Task to complete — Skip the pictures, please, and write out exactly the lines from the opening of the data through the line containing "const isoLabelY = [-2.176, -3.132, -3.123, -3.776, -4.218];".

—————

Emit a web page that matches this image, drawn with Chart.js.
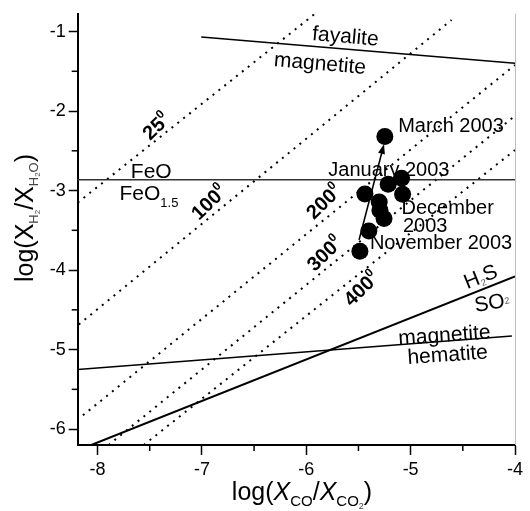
<!DOCTYPE html>
<html><head><meta charset="utf-8">
<script src="https://cdn.jsdelivr.net/npm/chart.js@4.4.1/dist/chart.umd.min.js"></script>
<style>html,body{margin:0;padding:0;background:#fff}#wrap{width:530px;height:511px}</style>
</head><body><div id="wrap"><canvas id="c" width="530" height="511"></canvas></div>
<script>
// ---- data ----
const xRange = [-8.19, -4.0];
const yRange = [-6.2, -0.777];
const xTicks = [-8, -7, -6, -5, -4];
const yTicks = [-6, -5, -4, -3, -2, -1];
const xMinor = [-7.5, -6.5, -5.5, -4.5];
const yMinor = [-5.5, -4.5, -3.5, -2.5, -1.5];

// observed gas samples
const obsX = [-5.247, -5.087, -5.215, -5.438, -5.077, -5.301, -5.294, -5.255, -5.400, -5.486];
const obsY = [-2.320, -2.844, -2.922, -3.042, -3.045, -3.145, -3.248, -3.350, -3.509, -3.764];

// isotherms (dotted)
const isoNames = ['25', '100', '200', '300', '400'];
const isoX0 = [-8.19, -8.18, -8.14, -7.894, -7.557];
const isoY0 = [-3.152, -4.684, -5.827, -6.2, -6.2];
const isoX1 = [-5.92, -4.608, -4.0, -4.0, -4.0];
const isoY1 = [-0.78, -0.855, -1.42, -2.06, -2.49];
const isoLabelX = [-7.394, -6.890, -5.789, -5.780, -5.428];
const isoLabelY = [-2.176, -3.132, -3.123, -3.776, -4.218];

// buffer lines (solid)
const fayX = [-7.006, -4.0], fayY = [-1.07, -1.40];
const feoX = [-8.19, -4.0],  feoY = [-2.865, -2.865];
const mhX  = [-8.19, -4.03], mhY  = [-5.25, -4.83];
const hsX  = [-8.06, -4.0],  hsY  = [-6.2, -4.08];

// trend arrow
const arrowX = [-5.494, -5.255], arrowY = [-3.62, -2.415];

// date labels
const dateLabels = ['March 2003', 'January 2003', 'December', '2003', 'November 2003'];
const dateX = [-5.119, -5.789, -5.087, -5.074, -5.390];
const dateY = [-2.266, -2.815, -3.298, -3.516, -3.735];

const pts = (xs, ys) => xs.map((v, i) => ({x: v, y: ys[i]}));
const FONT = '"Liberation Sans", Arial, sans-serif';

const datasets = [
  {data: pts(obsX, obsY), pointRadius: 8.5, pointHoverRadius: 8.5, pointBackgroundColor: '#000', pointBorderWidth: 0, showLine: false, order: 0},
  {data: pts(fayX, fayY), showLine: true, pointRadius: 0, borderColor: '#000', borderWidth: 1.5, order: 1},
  {data: pts(feoX, feoY), showLine: true, pointRadius: 0, borderColor: '#333', borderWidth: 1.5, order: 1},
  {data: pts(mhX, mhY), showLine: true, pointRadius: 0, borderColor: '#000', borderWidth: 1.5, order: 1},
  {data: pts(hsX, hsY), showLine: true, pointRadius: 0, borderColor: '#000', borderWidth: 2, order: 1}
];
isoNames.forEach((n, i) => {
  datasets.push({data: [{x: isoX0[i], y: isoY0[i]}, {x: isoX1[i], y: isoY1[i]}], showLine: true, pointRadius: 0,
    borderColor: '#000', borderWidth: 2, borderDash: [2, 5.5], order: 2});
});

function rich(ctx, segs, x, y, rot, align) {
  ctx.save();
  ctx.translate(x, y);
  ctx.rotate((rot || 0) * Math.PI / 180);
  ctx.textBaseline = 'alphabetic';
  ctx.textAlign = 'left';
  let w = 0;
  segs.forEach(s => { ctx.font = s.f; s.w = ctx.measureText(s.t).width; w += s.w; });
  let cx = align === 'left' ? 0 : -w / 2;
  segs.forEach(s => { ctx.font = s.f; ctx.fillStyle = s.c || '#000'; ctx.fillText(s.t, cx, s.dy || 0); cx += s.w; });
  ctx.restore();
}
const f = (sz, st) => (st ? st + ' ' : '') + sz + 'px ' + FONT;

const deco = {
  id: 'deco',
  beforeDatasetsDraw(chart) {
    const {ctx, scales: {x, y}} = chart;
    const px = v => x.getPixelForValue(v), py = v => y.getPixelForValue(v);
    // temperature labels
    isoNames.forEach((n, i) => {
      rich(ctx, [{t: n, f: f(20, 'bold')}, {t: '0', f: f(12, 'bold'), dy: -9}], px(isoLabelX[i]), py(isoLabelY[i]) + 6, -44, 'center');
    });
    // mineral buffers
    rich(ctx, [{t: 'fayalite', f: f(21)}], px(-5.630), py(-1.142), 5, 'center');
    rich(ctx, [{t: 'magnetite', f: f(21)}], px(-5.874), py(-1.483), 5, 'center');
    rich(ctx, [{t: 'FeO', f: f(21)}], px(-7.681), py(-2.844), 0, 'left');
    rich(ctx, [{t: 'FeO', f: f(21)}, {t: '1.5', f: f(13), dy: 7}], px(-7.790), py(-3.125), 0, 'left');
    rich(ctx, [{t: 'H', f: f(21)}, {t: '2', f: f(9), dy: 3, c: '#555'}, {t: 'S', f: f(21)}], px(-4.305), py(-4.16), -22, 'center');
    rich(ctx, [{t: 'SO', f: f(21)}, {t: '2', f: f(9), dy: -3, c: '#555'}], px(-4.21), py(-4.49), -10, 'center');
    rich(ctx, [{t: 'magnetite', f: f(21)}], px(-4.672), py(-4.90), -4, 'center');
    rich(ctx, [{t: 'hematite', f: f(21)}], px(-4.641), py(-5.146), -4, 'center');
    // date labels
    dateLabels.forEach((t, i) => rich(ctx, [{t, f: f(20)}], px(dateX[i]), py(dateY[i]), 0, 'left'));
  },
  afterDatasetsDraw(chart) {
    const {ctx, scales: {x, y}} = chart;
    const x0 = x.getPixelForValue(arrowX[0]), y0 = y.getPixelForValue(arrowY[0]);
    const x1 = x.getPixelForValue(arrowX[1]), y1 = y.getPixelForValue(arrowY[1]);
    const ang = Math.atan2(y1 - y0, x1 - x0);
    ctx.save();
    ctx.strokeStyle = '#000'; ctx.fillStyle = '#000'; ctx.lineWidth = 1.6;
    ctx.beginPath(); ctx.moveTo(x0, y0); ctx.lineTo(x1 - 6 * Math.cos(ang), y1 - 6 * Math.sin(ang)); ctx.stroke();
    ctx.translate(x1, y1); ctx.rotate(ang);
    ctx.beginPath(); ctx.moveTo(0, 0); ctx.lineTo(-10, -3.5); ctx.lineTo(-10, 3.5); ctx.closePath(); ctx.fill();
    ctx.restore();
  },
  afterDraw(chart) {
    const {ctx, scales: {x, y}, chartArea: a} = chart;
    ctx.save();
    ctx.strokeStyle = '#bdbdbd'; ctx.lineWidth = 1;
    ctx.beginPath(); ctx.moveTo(a.right + 0.5, a.top); ctx.lineTo(a.right + 0.5, a.bottom); ctx.stroke();
    ctx.strokeStyle = '#000'; ctx.lineWidth = 1.5;
    xMinor.forEach(v => { const p = x.getPixelForValue(v); ctx.beginPath(); ctx.moveTo(p, a.bottom); ctx.lineTo(p, a.bottom + 6); ctx.stroke(); });
    yMinor.forEach(v => { const p = y.getPixelForValue(v); ctx.beginPath(); ctx.moveTo(a.left, p); ctx.lineTo(a.left - 6, p); ctx.stroke(); });
    ctx.restore();
    rich(ctx, [
      {t: 'log(', f: f(25)}, {t: 'X', f: f(25, 'italic')}, {t: 'CO', f: f(15), dy: 6},
      {t: '/', f: f(25)}, {t: 'X', f: f(25, 'italic')}, {t: 'CO', f: f(15), dy: 6}, {t: '2', f: f(9), dy: 9, c: '#444'},
      {t: ')', f: f(25)}
    ], 302, 500, 0, 'center');
    rich(ctx, [
      {t: 'log(', f: f(25)}, {t: 'X', f: f(25)}, {t: 'H', f: f(13), dy: 5, c: '#444'}, {t: '2', f: f(8), dy: 7, c: '#444'},
      {t: '/', f: f(25)}, {t: 'X', f: f(25)}, {t: 'H', f: f(13), dy: 5, c: '#444'}, {t: '2', f: f(8), dy: 7, c: '#444'}, {t: 'O', f: f(13), dy: 5, c: '#444'},
      {t: ')', f: f(25)}
    ], 33, 218, -90, 'center');
  }
};

new Chart(document.getElementById('c'), {
  type: 'scatter',
  data: {datasets},
  plugins: [deco],
  options: {
    responsive: false, animation: false,
    layout: {padding: {left: 0, right: 15, top: 7, bottom: 0}},
    plugins: {legend: {display: false}, tooltip: {enabled: false}},
    scales: {
      x: {
        type: 'linear', min: xRange[0], max: xRange[1],
        afterBuildTicks: s => { s.ticks = xTicks.map(v => ({value: v})); },
        afterFit: s => { s.height = 66; },
        ticks: {font: {family: FONT, size: 18}, color: '#000', padding: 4, maxRotation: 0, callback: v => String(v)},
        grid: {drawOnChartArea: false, drawTicks: true, tickLength: 10, tickColor: '#000', tickWidth: 1.5},
        border: {display: true, color: '#000', width: 2}
      },
      y: {
        type: 'linear', min: yRange[0], max: yRange[1],
        afterBuildTicks: s => { s.ticks = yTicks.map(v => ({value: v})); },
        afterFit: s => { s.width = 77.7; },
        ticks: {font: {family: FONT, size: 18}, color: '#000', padding: 3, callback: v => String(v)},
        grid: {drawOnChartArea: false, drawTicks: true, tickLength: 9, tickColor: '#000', tickWidth: 1.5},
        border: {display: true, color: '#000', width: 2}
      }
    }
  }
});
</script></body></html>
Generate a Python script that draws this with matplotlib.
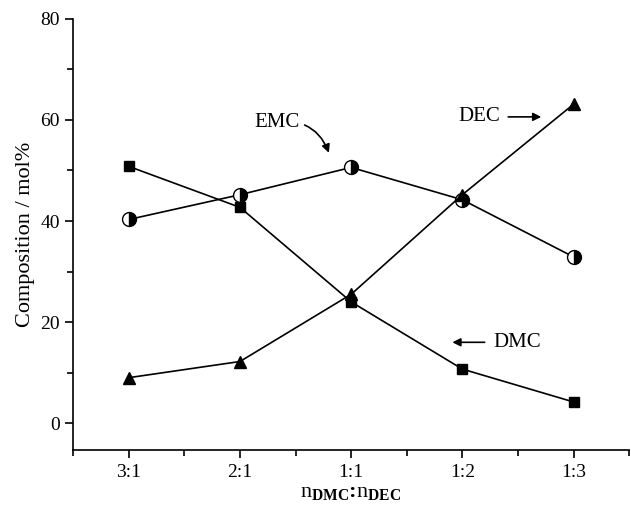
import matplotlib
matplotlib.use('Agg')
import matplotlib.pyplot as plt
from matplotlib.ticker import MultipleLocator

plt.rc('font', family='Liberation Serif', size=14)
plt.rc('mathtext', fontset='custom', rm='Liberation Serif', bf='Liberation Serif:bold', it='Liberation Serif:italic')

ratios = ['3:1', '2:1', '1:1', '1:2', '1:3']
dmc = [50.8, 42.7, 24.0, 10.7, 4.2]
emc = [40.3, 45.2, 50.6, 44.2, 32.9]
dec = [9.0, 12.2, 25.5, 45.2, 63.1]

fig = plt.figure(figsize=(6.31, 5.09), dpi=100)
ax = fig.add_axes([0.116, 0.116, 0.881, 0.847])

x = range(len(ratios))
ax.plot(x, dmc, color='black', lw=1.2, marker='s', ms=7)
ax.plot(x, emc, color='black', lw=1.2, marker='o', ms=10, fillstyle='right',
        markerfacecolor='black', markerfacecoloralt='white', markeredgewidth=1.0)
ax.plot(x, dec, color='black', lw=1.2, marker='^', ms=9)

# labels with arrows
ax.annotate('EMC', xy=(1.80, 53.5), xytext=(1.33, 59.5), ha='center', va='center', fontsize=15,
            arrowprops=dict(arrowstyle='-|>', color='black', lw=1.2, mutation_scale=12,
                            connectionstyle='arc3,rad=-0.4', shrinkA=2, shrinkB=0))
ax.annotate('DEC', xy=(3.71, 60.6), xytext=(3.15, 60.6), ha='center', va='center', fontsize=15,
            arrowprops=dict(arrowstyle='-|>', color='black', lw=1.2, mutation_scale=12,
                            shrinkA=4, shrinkB=0))
ax.annotate('DMC', xy=(2.91, 16.0), xytext=(3.49, 16.0), ha='center', va='center', fontsize=15,
            arrowprops=dict(arrowstyle='-|>', color='black', lw=1.2, mutation_scale=12,
                            shrinkA=4, shrinkB=0))

ax.set_xlim(-0.5, 4.5)
ax.set_ylim(-5.3, 80)
ax.set_xticks(list(x))
ax.set_xticklabels(ratios)
ax.xaxis.set_minor_locator(MultipleLocator(0.5))
ax.yaxis.set_major_locator(MultipleLocator(20))
ax.yaxis.set_minor_locator(MultipleLocator(10))
ax.tick_params(which='both', direction='out', width=1.2, labelsize=14)
ax.tick_params(which='major', length=6)
ax.tick_params(which='minor', length=4)
ax.tick_params(axis='x', pad=4)

ax.spines['top'].set_visible(False)
ax.spines['right'].set_visible(False)
ax.spines['left'].set_linewidth(1.2)
ax.spines['bottom'].set_linewidth(1.2)

ax.set_ylabel('Composition / mol%', fontsize=16)
ax.set_xlabel(r'$\mathrm{n}_{\mathbf{DMC}}$:$\mathrm{n}_{\mathbf{DEC}}$', fontsize=16,
              fontweight='bold', labelpad=1)

fig.savefig('out.png', dpi=100)
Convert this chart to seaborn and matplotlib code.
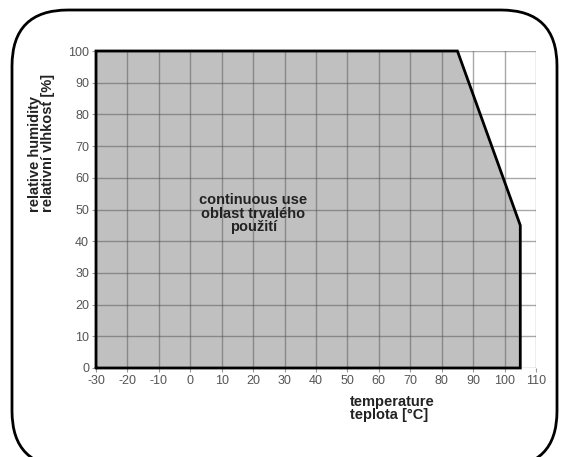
import matplotlib
matplotlib.use("Agg")
import matplotlib.pyplot as plt
import matplotlib.patches as mpatches
from matplotlib.transforms import Affine2D
import seaborn as sns
import pandas as pd

# boundary of the continuous-use region
temp = [-30, -30, 85, 105, 105, -30]
rh = [0, 100, 100, 45, 0, 0]
xticks = [-30, -20, -10, 0, 10, 20, 30, 40, 50, 60, 70, 80, 90, 100, 110]
yticks = [0, 10, 20, 30, 40, 50, 60, 70, 80, 90, 100]
region_label = "continuous use\noblast trvalého\npoužití"
xlabel = "temperature\nteplota [°C]"
ylabel = "relative humidity\nrelativní vlhkost [%]"

sns.set_theme(style="white")
plt.rcParams['font.family'] = ['Liberation Sans', 'DejaVu Sans']
plt.rcParams['axes.unicode_minus'] = False

W, H = 570, 457
fig = plt.figure(figsize=(W / 100, H / 100), dpi=100)
ax = fig.add_axes([96 / W, 1 - 368 / H, (536 - 96) / W, (368 - 51) / H])

df = pd.DataFrame({"temp": temp, "rh": rh})
ax.fill(df["temp"], df["rh"], color="#c0c0c0", zorder=1, lw=0)
ax.set_xlim(-30, 110)
ax.set_ylim(0, 100)
ax.set_xticks(xticks)
ax.set_yticks(yticks)
for x in xticks:
    ax.axvline(x, color="#525252", alpha=0.5, lw=1, zorder=2)
for y in yticks:
    ax.axhline(y, color="#525252", alpha=0.5, lw=1, zorder=2)
sns.lineplot(data=df, x="temp", y="rh", sort=False, estimator=None,
             color="black", lw=2, ax=ax, zorder=3)
ax.lines[-1].set_clip_on(False)
ax.lines[-1].set_solid_joinstyle("miter")

for s in ax.spines.values():
    s.set_visible(False)
ax.tick_params(axis="both", which="both", length=3, width=0.8, color="#999999",
               labelcolor="#555555", labelsize=9, pad=2,
               bottom=True, left=True)
ax.set_xlabel("")
ax.set_ylabel("")

ax.text(20, 48.6, region_label, ha="center", va="center", fontsize=10.5,
        fontweight="bold", color="#222222", linespacing=0.95, zorder=4)

fig.text(350 / W, 1 - 395 / H, xlabel, ha="left", va="top", fontsize=10.5,
         fontweight="bold", color="#222222", linespacing=0.95, multialignment="left")
fig.text(55 / W, 1 - 212 / H, ylabel, ha="left", va="bottom", rotation=90,
         fontsize=10.5, fontweight="bold", color="#222222", linespacing=0.95,
         multialignment="left", rotation_mode="anchor")

# rounded frame in pixel coordinates
pix = Affine2D().scale(1 / W, 1 / H) + fig.transFigure
frame = mpatches.FancyBboxPatch((12, -10), 545, 457,
                                boxstyle="round,pad=0,rounding_size=56",
                                fill=False, ec="black", lw=2, transform=pix,
                                clip_on=False)
fig.patches.append(frame)

fig.savefig("out.png", dpi=100)
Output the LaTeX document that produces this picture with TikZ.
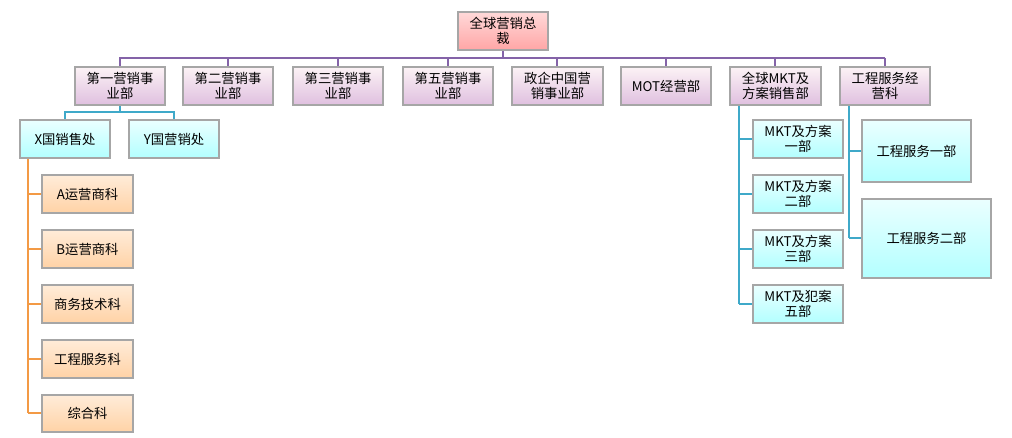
\documentclass[tikz,border=0pt]{standalone}
\usepackage{fontspec}
\setmainfont{Noto Sans CJK SC}
\usetikzlibrary{shadows}
\definecolor{pline}{HTML}{8463A8}
\definecolor{cline}{HTML}{3FA9C9}
\definecolor{oline}{HTML}{F39A45}
\begin{document}
\begin{tikzpicture}[x=0.75pt,y=-0.75pt,
 bx/.style={draw=gray!70,line width=0.8pt,drop shadow={shadow xshift=1pt,shadow yshift=-1pt,opacity=0.3},align=center,font=\fontsize{10}{11}\selectfont,inner sep=0pt},
 pbox/.style={bx,top color=purple!5!white,bottom color=violet!25!white},
 rbox/.style={bx,top color=red!15!white,bottom color=red!35!white},
 cbox/.style={bx,top color=cyan!8!white,bottom color=cyan!30!white},
 obox/.style={bx,top color=orange!15!white,bottom color=orange!35!white},
 pl/.style={pline,line width=2.2pt},
 cl/.style={cline,line width=2.2pt},
 ol/.style={oline,line width=2.2pt}]
\useasboundingbox (0,0) rectangle (1012,438);
\newcommand{\bx}[6]{\node[#1,minimum width=#4*0.75pt-#2*0.75pt,minimum height=#5*0.75pt-#3*0.75pt] (#6) at ({(#2+#4)/2},{(#3+#5)/2})}
% connectors
\coordinate (bus) at (0,58);
\draw[pl] (120,67) |- (885,58);
\draw[pl] (503,50) -- (503,58);
\foreach \x in {228,338,448,557,666,775,885} \draw[pl] (\x,58) -- (\x,67);
\draw[cl] (65,120) |- (174,112) -- (174,120);
\draw[cl] (120,105) -- (120,112);
\draw[ol] (28,158) -- (28,413);
\foreach \y in {194,249,304,359,413} \draw[ol] (28,\y) -- (42,\y);
\draw[cl] (739,105) -- (739,304);
\foreach \y in {139,194,249,304} \draw[cl] (739,\y) -- (753,\y);
\draw[cl] (849,105) -- (849,238);
\foreach \y in {151,238} \draw[cl] (849,\y) -- (862,\y);
% nodes
\bx{rbox}{458}{12}{548}{50}{top} {全球营销总\\裁};
\bx{pbox}{75}{67}{165}{105}{d1} {第一营销事\\业部};
\bx{pbox}{183}{67}{273}{105}{d2} {第二营销事\\业部};
\bx{pbox}{293}{67}{383}{105}{d3} {第三营销事\\业部};
\bx{pbox}{403}{67}{493}{105}{d5} {第五营销事\\业部};
\bx{pbox}{512}{67}{603}{105}{dz} {政企中国营\\销事业部};
\bx{pbox}{621}{67}{711}{105}{dm} {MOT经营部};
\bx{pbox}{730}{67}{821}{105}{dk} {全球MKT及\\方案销售部};
\bx{pbox}{840}{67}{930}{105}{dg} {工程服务经\\营科};
\bx{cbox}{20}{120}{110}{158}{xg} {X国销售处};
\bx{cbox}{129}{120}{219}{158}{yg} {Y国营销处};
\bx{obox}{42}{175}{133}{213}{o1} {A运营商科};
\bx{obox}{42}{230}{133}{268}{o2} {B运营商科};
\bx{obox}{42}{285}{133}{323}{o3} {商务技术科};
\bx{obox}{42}{340}{133}{378}{o4} {工程服务科};
\bx{obox}{42}{395}{133}{432}{o5} {综合科};
\bx{cbox}{753}{120}{843}{158}{m1} {MKT及方案\\一部};
\bx{cbox}{753}{175}{843}{213}{m2} {MKT及方案\\二部};
\bx{cbox}{753}{230}{843}{268}{m3} {MKT及方案\\三部};
\bx{cbox}{753}{285}{843}{323}{m5} {MKT及犯案\\五部};
\bx{cbox}{862}{120}{971}{182}{g1} {工程服务一部};
\bx{cbox}{862}{199}{991}{278}{g2} {工程服务二部};
\end{tikzpicture}
\end{document}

—————

The response —
Emit a web page that matches this image, drawn with Chart.js.
<!DOCTYPE html>
<html><head><meta charset="utf-8">
<script src="https://cdn.jsdelivr.net/npm/chart.js@4.4.1/dist/chart.umd.min.js"></script>
<style>html,body{margin:0;padding:0;background:#fff}#wrap{width:530px;height:511px}</style>
</head><body><div id="wrap"><canvas id="c" width="530" height="511"></canvas></div>
<script>
// ---- data ----
const xRange = [-8.19, -4.0];
const yRange = [-6.2, -0.777];
const xTicks = [-8, -7, -6, -5, -4];
const yTicks = [-6, -5, -4, -3, -2, -1];
const xMinor = [-7.5, -6.5, -5.5, -4.5];
const yMinor = [-5.5, -4.5, -3.5, -2.5, -1.5];

// observed gas samples
const obsX = [-5.247, -5.087, -5.215, -5.438, -5.077, -5.301, -5.294, -5.255, -5.400, -5.486];
const obsY = [-2.320, -2.844, -2.922, -3.042, -3.045, -3.145, -3.248, -3.350, -3.509, -3.764];

// isotherms (dotted)
const isoNames = ['25', '100', '200', '300', '400'];
const isoX0 = [-8.19, -8.18, -8.14, -7.894, -7.557];
const isoY0 = [-3.152, -4.684, -5.827, -6.2, -6.2];
const isoX1 = [-5.92, -4.608, -4.0, -4.0, -4.0];
const isoY1 = [-0.78, -0.855, -1.42, -2.06, -2.49];
const isoLabelX = [-7.394, -6.890, -5.789, -5.780, -5.428];
const isoLabelY = [-2.176, -3.132, -3.123, -3.776, -4.218];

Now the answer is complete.